From the first line of the data below through the line bearing "const CANVAS_H = 588;", reproduce each line exactly; do not include pictures.

**** Collected material ****

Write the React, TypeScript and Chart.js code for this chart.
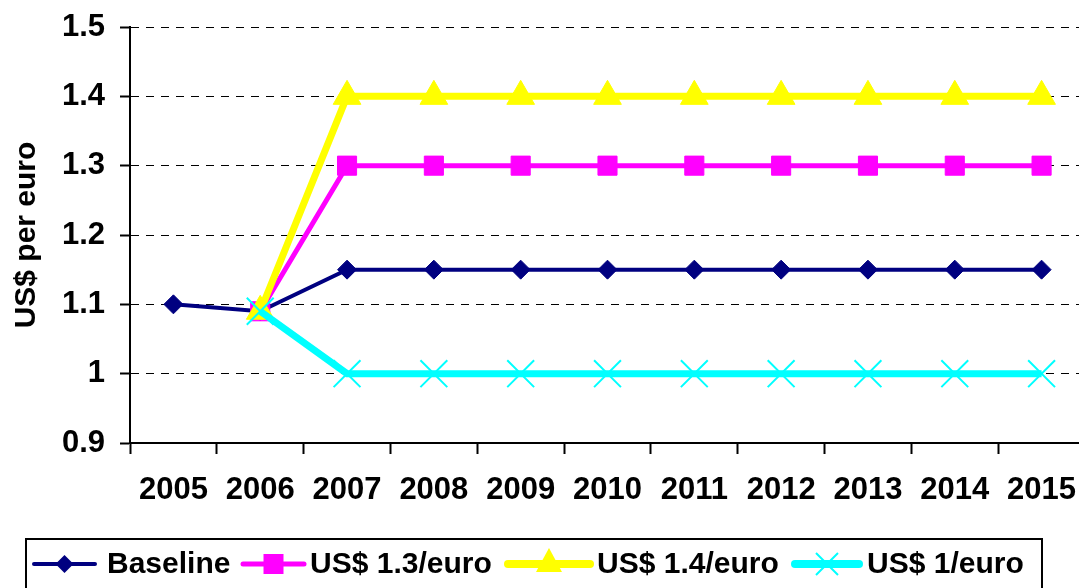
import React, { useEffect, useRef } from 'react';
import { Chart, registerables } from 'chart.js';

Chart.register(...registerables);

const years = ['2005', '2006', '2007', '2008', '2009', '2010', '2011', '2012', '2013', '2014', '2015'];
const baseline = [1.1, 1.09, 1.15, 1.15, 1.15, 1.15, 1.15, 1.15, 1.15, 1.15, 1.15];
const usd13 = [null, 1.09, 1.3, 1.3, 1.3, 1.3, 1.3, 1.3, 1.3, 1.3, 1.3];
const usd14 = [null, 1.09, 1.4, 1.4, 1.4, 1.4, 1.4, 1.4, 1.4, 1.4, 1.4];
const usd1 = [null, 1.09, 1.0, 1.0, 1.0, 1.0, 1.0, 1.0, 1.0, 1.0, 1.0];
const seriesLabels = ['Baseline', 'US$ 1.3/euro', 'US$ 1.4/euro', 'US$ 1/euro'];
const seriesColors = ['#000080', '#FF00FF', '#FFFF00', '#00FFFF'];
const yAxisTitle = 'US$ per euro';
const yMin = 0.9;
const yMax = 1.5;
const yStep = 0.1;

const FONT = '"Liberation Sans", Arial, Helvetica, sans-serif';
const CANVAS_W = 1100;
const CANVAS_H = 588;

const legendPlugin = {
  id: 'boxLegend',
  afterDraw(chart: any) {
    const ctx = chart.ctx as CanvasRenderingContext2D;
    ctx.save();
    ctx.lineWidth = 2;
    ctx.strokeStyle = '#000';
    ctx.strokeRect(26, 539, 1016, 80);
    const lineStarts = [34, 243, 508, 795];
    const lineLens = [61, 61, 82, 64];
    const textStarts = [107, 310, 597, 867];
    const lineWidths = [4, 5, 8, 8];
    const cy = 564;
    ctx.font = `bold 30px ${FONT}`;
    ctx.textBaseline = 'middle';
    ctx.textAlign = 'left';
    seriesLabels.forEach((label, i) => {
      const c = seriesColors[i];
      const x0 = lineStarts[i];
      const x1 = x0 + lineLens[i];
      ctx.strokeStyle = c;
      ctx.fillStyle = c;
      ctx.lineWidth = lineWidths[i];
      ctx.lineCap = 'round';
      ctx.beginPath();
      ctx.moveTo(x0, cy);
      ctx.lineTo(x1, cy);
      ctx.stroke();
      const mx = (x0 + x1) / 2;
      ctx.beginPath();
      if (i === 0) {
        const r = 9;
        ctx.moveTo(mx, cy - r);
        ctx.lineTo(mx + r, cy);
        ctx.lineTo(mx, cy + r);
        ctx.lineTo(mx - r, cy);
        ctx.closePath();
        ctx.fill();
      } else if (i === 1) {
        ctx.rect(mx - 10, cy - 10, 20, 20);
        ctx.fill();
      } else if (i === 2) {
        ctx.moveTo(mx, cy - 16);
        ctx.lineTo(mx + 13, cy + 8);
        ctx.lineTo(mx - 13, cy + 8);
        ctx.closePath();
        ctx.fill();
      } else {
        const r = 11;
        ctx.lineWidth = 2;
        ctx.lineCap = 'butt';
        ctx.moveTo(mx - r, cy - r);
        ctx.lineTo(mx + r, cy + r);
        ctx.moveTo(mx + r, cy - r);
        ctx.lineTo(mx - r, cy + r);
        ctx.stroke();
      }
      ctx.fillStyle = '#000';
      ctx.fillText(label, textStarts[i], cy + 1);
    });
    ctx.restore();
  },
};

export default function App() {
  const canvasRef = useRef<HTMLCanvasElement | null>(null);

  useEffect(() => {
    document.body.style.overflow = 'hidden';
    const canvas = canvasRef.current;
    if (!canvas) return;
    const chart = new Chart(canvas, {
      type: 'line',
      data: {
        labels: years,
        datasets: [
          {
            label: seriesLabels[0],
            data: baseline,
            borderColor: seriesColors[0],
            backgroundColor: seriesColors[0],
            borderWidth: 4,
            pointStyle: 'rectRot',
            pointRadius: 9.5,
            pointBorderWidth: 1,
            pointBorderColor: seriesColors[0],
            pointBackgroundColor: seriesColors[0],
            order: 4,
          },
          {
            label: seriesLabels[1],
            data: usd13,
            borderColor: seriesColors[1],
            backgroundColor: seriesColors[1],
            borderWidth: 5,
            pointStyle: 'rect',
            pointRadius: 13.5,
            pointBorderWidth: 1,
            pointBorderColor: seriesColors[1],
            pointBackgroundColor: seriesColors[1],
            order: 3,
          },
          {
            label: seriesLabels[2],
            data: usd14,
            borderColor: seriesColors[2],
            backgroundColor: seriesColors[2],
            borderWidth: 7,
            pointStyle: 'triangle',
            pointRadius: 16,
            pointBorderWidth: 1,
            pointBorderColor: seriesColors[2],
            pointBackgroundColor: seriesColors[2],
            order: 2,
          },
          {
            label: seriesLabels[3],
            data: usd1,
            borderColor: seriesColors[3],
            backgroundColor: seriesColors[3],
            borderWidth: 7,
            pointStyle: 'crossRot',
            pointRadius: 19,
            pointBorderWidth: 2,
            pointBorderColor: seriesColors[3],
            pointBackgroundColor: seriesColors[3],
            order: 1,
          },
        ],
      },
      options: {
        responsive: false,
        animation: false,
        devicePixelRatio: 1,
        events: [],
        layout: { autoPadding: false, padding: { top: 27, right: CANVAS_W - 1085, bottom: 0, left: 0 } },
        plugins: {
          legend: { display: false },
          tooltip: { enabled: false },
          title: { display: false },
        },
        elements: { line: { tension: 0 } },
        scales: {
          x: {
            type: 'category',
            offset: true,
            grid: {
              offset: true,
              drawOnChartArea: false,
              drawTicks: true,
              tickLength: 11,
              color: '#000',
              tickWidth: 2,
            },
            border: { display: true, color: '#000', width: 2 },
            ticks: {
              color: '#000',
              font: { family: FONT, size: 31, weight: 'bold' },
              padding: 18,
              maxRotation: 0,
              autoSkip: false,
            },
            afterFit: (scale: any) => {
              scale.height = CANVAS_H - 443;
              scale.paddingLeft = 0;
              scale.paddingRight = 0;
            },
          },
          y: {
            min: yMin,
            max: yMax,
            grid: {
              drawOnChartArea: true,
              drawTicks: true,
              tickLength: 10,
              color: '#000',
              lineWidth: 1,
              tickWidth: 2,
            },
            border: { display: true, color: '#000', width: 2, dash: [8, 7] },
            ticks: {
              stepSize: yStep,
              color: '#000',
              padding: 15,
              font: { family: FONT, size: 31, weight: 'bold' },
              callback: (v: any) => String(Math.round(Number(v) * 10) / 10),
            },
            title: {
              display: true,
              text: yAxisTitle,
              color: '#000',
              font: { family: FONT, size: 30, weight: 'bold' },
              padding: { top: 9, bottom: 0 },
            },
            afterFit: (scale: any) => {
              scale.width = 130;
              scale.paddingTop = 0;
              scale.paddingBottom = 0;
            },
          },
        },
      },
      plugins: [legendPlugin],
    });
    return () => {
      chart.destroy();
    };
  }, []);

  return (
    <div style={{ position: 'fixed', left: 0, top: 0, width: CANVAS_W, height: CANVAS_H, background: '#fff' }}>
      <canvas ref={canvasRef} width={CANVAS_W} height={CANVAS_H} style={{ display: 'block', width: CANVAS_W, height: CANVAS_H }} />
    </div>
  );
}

****

## Worked answer
Write the React, TypeScript and Chart.js code for this chart.
import React, { useEffect, useRef } from 'react';
import { Chart, registerables } from 'chart.js';

Chart.register(...registerables);

const years = ['2005', '2006', '2007', '2008', '2009', '2010', '2011', '2012', '2013', '2014', '2015'];
const baseline = [1.1, 1.09, 1.15, 1.15, 1.15, 1.15, 1.15, 1.15, 1.15, 1.15, 1.15];
const usd13 = [null, 1.09, 1.3, 1.3, 1.3, 1.3, 1.3, 1.3, 1.3, 1.3, 1.3];
const usd14 = [null, 1.09, 1.4, 1.4, 1.4, 1.4, 1.4, 1.4, 1.4, 1.4, 1.4];
const usd1 = [null, 1.09, 1.0, 1.0, 1.0, 1.0, 1.0, 1.0, 1.0, 1.0, 1.0];
const seriesLabels = ['Baseline', 'US$ 1.3/euro', 'US$ 1.4/euro', 'US$ 1/euro'];
const seriesColors = ['#000080', '#FF00FF', '#FFFF00', '#00FFFF'];
const yAxisTitle = 'US$ per euro';
const yMin = 0.9;
const yMax = 1.5;
const yStep = 0.1;

const FONT = '"Liberation Sans", Arial, Helvetica, sans-serif';
const CANVAS_W = 1100;
const CANVAS_H = 588;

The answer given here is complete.